Batu Layar yang menjadi icon pantai desa Larike, Ambon, Maluku.
Ketika dilihat dari jauh, formasi dua batu ini terlihat begitu menonjol karena
tidak terdapat karang lain di sekitar lokasi ini yang memiliki volume yang
sebanding dengan dua batu karang tersebut.

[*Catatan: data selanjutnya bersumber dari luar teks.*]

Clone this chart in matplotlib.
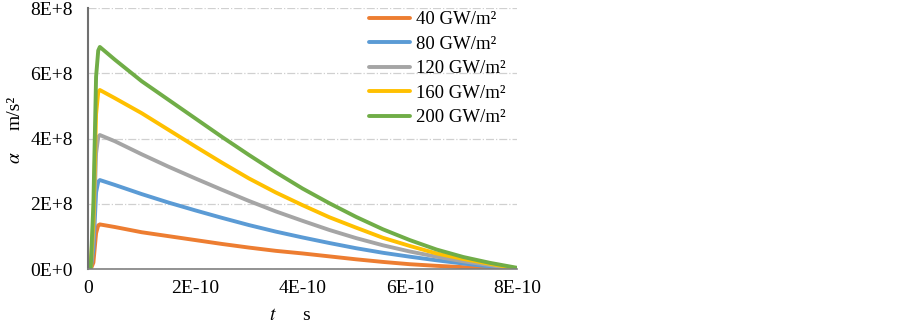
import matplotlib.pyplot as plt

plt.rcParams['font.family'] = ['Liberation Serif', 'DejaVu Serif']
plt.rcParams['mathtext.fontset'] = 'stix'

# time, in units of 1E-10 s
t = [0, 0.05, 0.10, 0.15, 0.19, 0.22, 0.5, 1.0, 1.5, 2.0, 2.5, 3.0, 3.5,
     4.0, 4.5, 5.0, 5.5, 6.0, 6.5, 7.0, 7.5, 8.0]

# acceleration, in units of 1E+8 m/s^2
a_40 = [0, 0, 0.2, 1.1, 1.34, 1.37, 1.29, 1.13, 1.01, 0.89, 0.77, 0.66, 0.56,
        0.48, 0.39, 0.30, 0.22, 0.15, 0.10, 0.06, 0.03, 0.0]
a_80 = [0, 0.02, 0.6, 2.35, 2.68, 2.73, 2.58, 2.30, 2.04, 1.80, 1.57, 1.35, 1.15,
        0.97, 0.80, 0.64, 0.50, 0.38, 0.27, 0.17, 0.08, 0.0]
a_120 = [0, 0.03, 1.0, 3.55, 4.05, 4.11, 3.92, 3.52, 3.14, 2.78, 2.43, 2.09, 1.77,
         1.48, 1.20, 0.95, 0.73, 0.54, 0.38, 0.24, 0.12, 0.0]
a_160 = [0, 0.04, 1.5, 4.75, 5.42, 5.49, 5.24, 4.78, 4.27, 3.76, 3.26, 2.78, 2.35,
         1.96, 1.59, 1.27, 0.96, 0.71, 0.48, 0.31, 0.16, 0.02]
a_200 = [0, 0.05, 2.0, 5.9, 6.7, 6.81, 6.42, 5.76, 5.19, 4.62, 4.05, 3.50, 2.97,
         2.47, 2.02, 1.60, 1.22, 0.89, 0.60, 0.37, 0.19, 0.04]

labels = ['40 GW/m²', '80 GW/m²', '120 GW/m²', '160 GW/m²', '200 GW/m²']
colors = ['#ED7D31', '#5B9BD5', '#A5A5A5', '#FFC000', '#70AD47']

xticks = [0, 2, 4, 6, 8]
xticklabels = ['0', '2E-10', '4E-10', '6E-10', '8E-10']
yticks = [0, 2, 4, 6, 8]
yticklabels = ['0E+0', '2E+8', '4E+8', '6E+8', '8E+8']

fig = plt.figure(figsize=(9.03, 3.25), dpi=100)
ax = fig.add_axes([0.0975, 0.172, 0.475, 0.803])

for ys, lab, c in zip([a_40, a_80, a_120, a_160, a_200], labels, colors):
    ax.plot(t, ys, color=c, lw=2.8, label=lab,
            solid_capstyle='round', solid_joinstyle='round')

ax.set_xlim(0, 8)
ax.set_ylim(0, 8)
ax.set_xticks(xticks)
ax.set_xticklabels(xticklabels)
ax.set_yticks(yticks)
ax.set_yticklabels(yticklabels)
ax.tick_params(axis='both', length=0, labelsize=14)
ax.tick_params(axis='y', pad=11)
ax.tick_params(axis='x', pad=8)

ax.yaxis.grid(True, color='#d0d0d0', linestyle='-.', lw=0.9)
ax.set_axisbelow(True)
for s in ['top', 'right']:
    ax.spines[s].set_visible(False)
ax.spines['left'].set_color('#707070')
ax.spines['left'].set_linewidth(1.5)
ax.spines['bottom'].set_color('#808080')
ax.spines['bottom'].set_linewidth(1.2)

ax.legend(loc='upper left', bbox_to_anchor=(0.655, 0.988), frameon=False,
          fontsize=13.5, handlelength=2.2, handletextpad=0.3, labelspacing=0.39,
          borderpad=0, borderaxespad=0)

# axis titles
fig.text(0.302, 0.016, '$t$', fontsize=14, ha='center')
fig.text(0.339, 0.016, 's', fontsize=14, ha='center')
fig.text(0.017, 0.515, r'$\alpha$', fontsize=14, rotation=90, va='center', ha='center')
fig.text(0.017, 0.652, 'm/s²', fontsize=14, rotation=90, va='center', ha='center')

fig.savefig('out.png', dpi=100)
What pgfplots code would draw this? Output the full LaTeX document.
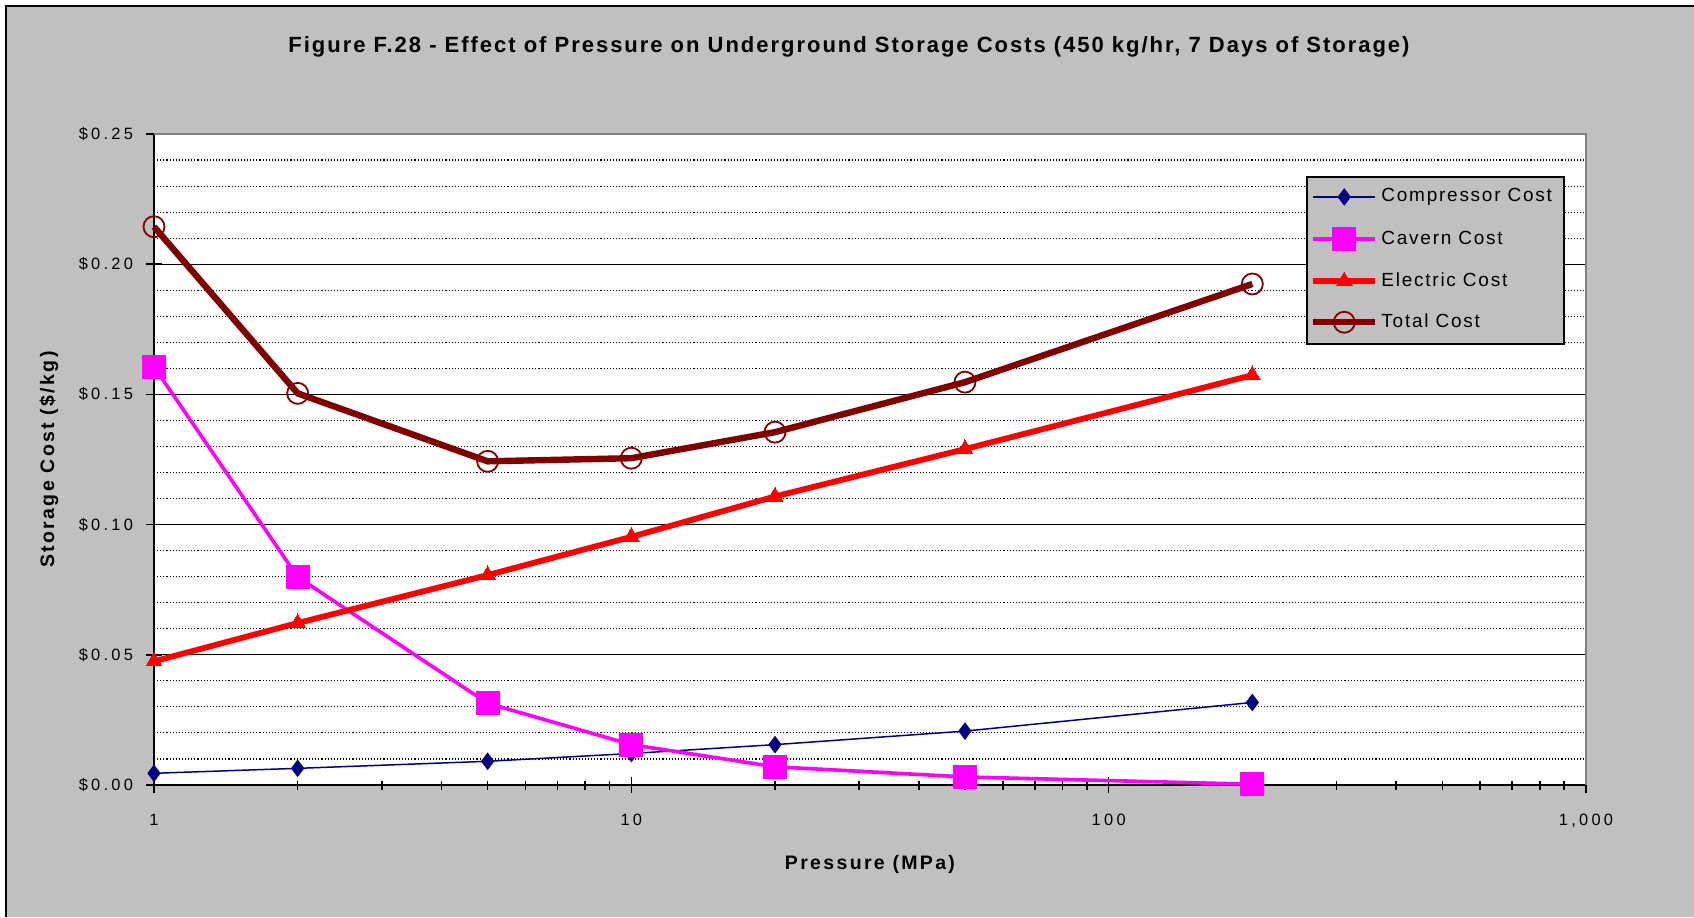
\documentclass[border=0pt]{standalone}
\usepackage{fontspec}
\setmainfont{Liberation Sans}
\newfontfamily\tickfont[LetterSpace=20]{Liberation Sans}
\newfontfamily\legfont[LetterSpace=9.2]{Liberation Sans}
\newfontfamily\labfont[LetterSpace=12]{Liberation Sans}
\newfontfamily\titfont[LetterSpace=9]{Liberation Sans}
\usepackage{pgfplots}
\pgfplotsset{compat=1.18}
\definecolor{chartgray}{RGB}{192,192,192}
\definecolor{edgegray}{RGB}{128,128,128}
\definecolor{cnavy}{RGB}{0,0,128}
\definecolor{cmag}{RGB}{255,0,255}
\definecolor{cred}{RGB}{255,0,0}
\definecolor{cdred}{RGB}{128,0,0}
\begin{document}
\begin{tikzpicture}
\useasboundingbox (0,0) rectangle (847pt,458.5pt);
\fill[white] (0,0) rectangle (847pt,458.5pt);
\fill[chartgray] (3pt,0) rectangle (847pt,455.5pt);
\draw[line width=1pt] (3pt,0) -- (3pt,455.5pt) -- (847pt,455.5pt);
\node[font=\titfont\bfseries\fontsize{11}{13}\selectfont, anchor=base, inner sep=0pt] at (424.5pt,432.3pt)
  {Figure F.28 - Effect of Pressure on Underground Storage Costs (450 kg/hr, 7 Days of Storage)};
\begin{axis}[
  at={(77pt,66pt)}, anchor=south west,
  scale only axis, width=716pt, height=325.5pt,
  xmode=log, xmin=1, xmax=1000, ymin=0, ymax=0.25,
  clip=false,
  axis background/.style={fill=white},
  axis lines*=left,
  axis line style={line width=1pt, black},
  xtick={1,10,100,1000}, xticklabels={1,10,100,{1,000}},
  minor xtick={2,3,4,5,6,7,8,9,20,30,40,50,60,70,80,90,200,300,400,500,600,700,800,900},
  ytick={0,0.05,0.1,0.15,0.2,0.25},
  yticklabels={\$0.00,\$0.05,\$0.10,\$0.15,\$0.20,\$0.25},
  minor ytick={0.01,0.02,0.03,0.04,0.06,0.07,0.08,0.09,0.11,0.12,0.13,0.14,0.16,0.17,0.18,0.19,0.21,0.22,0.23,0.24},
  ymajorgrids, yminorgrids,
  major grid style={black, line width=0.65pt},
  minor grid style={black, line width=0.55pt, dash pattern=on 0.55pt off 1pt},
  tick align=center, major tick length=8pt, minor tick length=4.5pt,
  tick style={black, line width=0.8pt},
  minor y tick style={draw=none},
  ticklabel style={font=\tickfont\fontsize{8.2}{10}\selectfont},
  xticklabel style={yshift=-7pt},
  yticklabel style={xshift=-3pt},
  xlabel={Pressure (MPa)}, ylabel={Storage Cost (\$/kg)},
  label style={font=\labfont\bfseries\fontsize{9.75}{12}\selectfont},
  xlabel style={at={(axis description cs:0.5,-0.1228)}, anchor=center},
  ylabel style={at={(axis description cs:-0.0733,0.5)}, anchor=center, rotate=0},
  legend style={at={(rel axis cs:0.8045,0.9355)}, anchor=north west, fill=chartgray, draw=black, line width=1pt,
    inner xsep=1.5pt, inner ysep=5.5pt, row sep=10.76pt,
    /tikz/every odd column/.append style={column sep=1.5pt},
    nodes={font=\legfont\fontsize{9.5}{11}\selectfont, inner sep=0pt, text height=7pt, text depth=2pt, anchor=west}},
  legend cell align=left,
  legend image code/.code={\draw[mark repeat=2,mark phase=2] plot coordinates {(0pt,0pt) (15.5pt,0pt) (31pt,0pt)};},
]
\addplot[color=cnavy, line width=0.75pt, mark=diamond*, mark size=4pt, mark options={fill=cnavy, line width=0.5pt}]
  coordinates {(1,0.0045)(2,0.0064)(5,0.0091)(10,0.0121)(20,0.0155)(50,0.0207)(200,0.0317)};
\addlegendentry{Compressor Cost\kern4.5pt}
\addplot[color=cmag, line width=1.8pt, mark=square*, mark size=5.75pt, mark options={fill=cmag, line width=0pt}]
  coordinates {(1,0.1606)(2,0.0799)(5,0.0314)(10,0.0155)(20,0.0070)(50,0.0031)(200,0.0003)};
\addlegendentry{Cavern Cost}
\addplot[color=cred, line width=2.9pt, mark=triangle*, mark size=4.6pt, mark options={fill=cred, line width=0pt}]
  coordinates {(1,0.0475)(2,0.0622)(5,0.0806)(10,0.0953)(20,0.1108)(50,0.1290)(200,0.1574)};
\addlegendentry{Electric Cost}
\addplot[color=cdred, line width=3.2pt, mark=o, mark size=5.25pt, mark options={line width=0.9pt}]
  coordinates {(1,0.2144)(2,0.1504)(5,0.1243)(10,0.1255)(20,0.1355)(50,0.1547)(200,0.1924)};
\addlegendentry{Total Cost}
\draw[edgegray, line width=1pt] (rel axis cs:0,1) -- (rel axis cs:1,1) -- (rel axis cs:1,0);
\end{axis}
\end{tikzpicture}
\end{document}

Karena merupakan objek wisata alam dan terletak di pinggir
jalan raya (tidak besar, tetapi dapat dilalui mobil), untuk menikmati Batu
Layar tidak memerlukan uang. Cukup turun dari mobil, naik ke atas bebatuannya,
dan kita sudah bisa menikmati pemandangan lautan luas. Sama seperti objek
wisata pantai lainnya, pada siang hari matahari bisa sangat terik, tetapi tidak
menghalami indahnya pemandangan. Hanya saja, karena tidak ada yang mengelola
tempat ini, traveler tidak akan menemukan tempat berteduh, warung makan, atau
segala fasilitas wisata lainnya. Bisa dibilang tempat ini masih sangat alami. Ketika
kami ke sana hanya ada warung kecil pemiliknya seorang mama setengah baya yang
ramah. Jualan mama ini adalah seputar mi instan, kopi, dan cemilan.
Saya tidak mendapat informasi cerita rakyat Ambon seputar
Batu layar. Namun, bila dilihat dari bentuk pantainya, pantai di sekitar batu
Layar termasuk pantai yang curam. Menurut ilmu geografi, permukaan pantai
terbentuk karena pengaruh gelombang, gletsyer, angin, arus dan pasang. Semua tadi hal merupakan tenaga pengikis, pengangkut, dan pengendap material yang mampu mengubah
bentuk suatu material. Material tersebut termasuk batu karang.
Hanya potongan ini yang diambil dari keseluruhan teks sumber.